**GIVEN INSTRUCTION:**
Answer with one number only: the number of lines that contain "matplotlib".

**MATERIAL PROVIDED:**
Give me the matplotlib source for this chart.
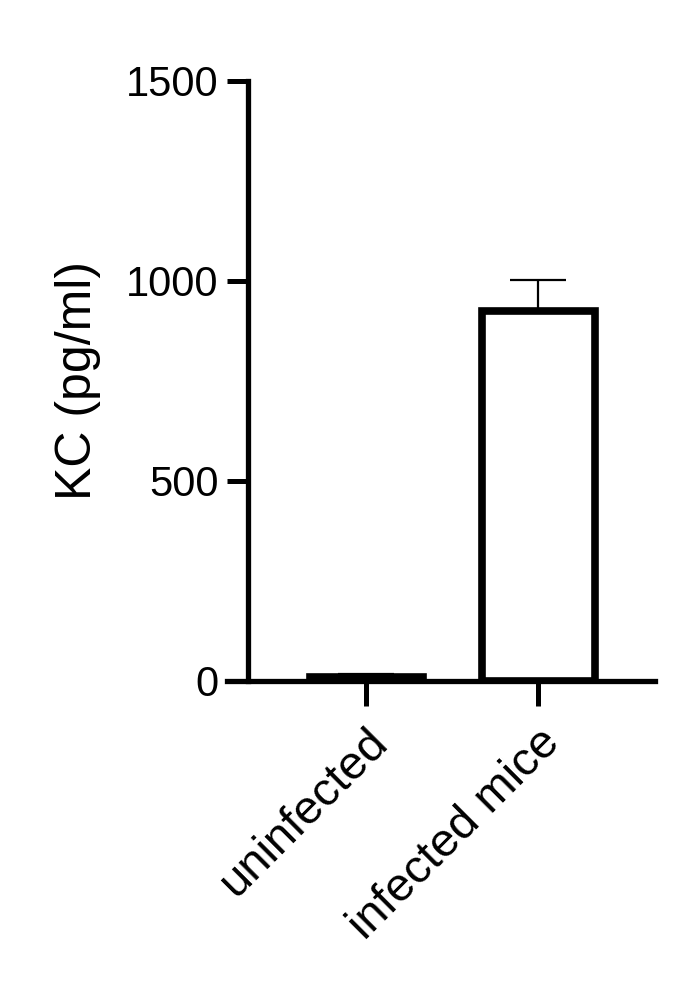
import numpy as np
import matplotlib
matplotlib.use('Agg')
import matplotlib.pyplot as plt

# data
groups = ['uninfected', 'infected mice']
kc_mean = [10, 925]
kc_err = [8, 78]
yticks = [0, 500, 1000, 1500]

plt.rcParams['font.family'] = ['Liberation Sans', 'DejaVu Sans']

W, H = 685, 985
fig = plt.figure(figsize=(W / 100, H / 100), dpi=100)

# axes box in pixels: left edge where x-axis line starts, y spine at 248
px_left, px_right, px_bottom, px_top = 227, 655, 681, 81
ax = fig.add_axes([px_left / W, (H - px_bottom) / H,
                   (px_right - px_left) / W, (px_bottom - px_top) / H])

x = np.arange(len(groups))
unit = 172.0  # pixels between bar centres
ax.set_xlim((px_left - 366) / unit, (px_right - 366) / unit)
ax.set_ylim(0, 1500)

ax.bar(x, kc_mean, width=113 / unit, color='white', edgecolor='black',
       linewidth=5.5, zorder=2)
ax.errorbar(x, kc_mean, yerr=[np.zeros(len(kc_err)), kc_err], fmt='none',
            ecolor='black', elinewidth=1.6, capsize=20, capthick=1.6, zorder=1)

ax.spines['top'].set_visible(False)
ax.spines['right'].set_visible(False)
ax.spines['left'].set_position(('data', (248 - 366) / unit))
for s in ['left', 'bottom']:
    ax.spines[s].set_linewidth(3.8)
    ax.spines[s].set_capstyle('projecting')

ax.set_yticks(yticks)
ax.set_yticklabels([str(v) for v in yticks], fontsize=30)
ax.tick_params(axis='y', length=15, width=3.6, pad=6)
ax.set_xticks(x)
ax.set_xticklabels(groups, fontsize=34, rotation=45, ha='right',
                   rotation_mode='anchor')
ax.tick_params(axis='x', length=18, width=3.6, pad=10)

ax.set_ylabel('KC (pg/ml)', fontsize=36, labelpad=18)

plt.savefig('out.png', dpi=100)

**REPLY TO THE TASK:**
4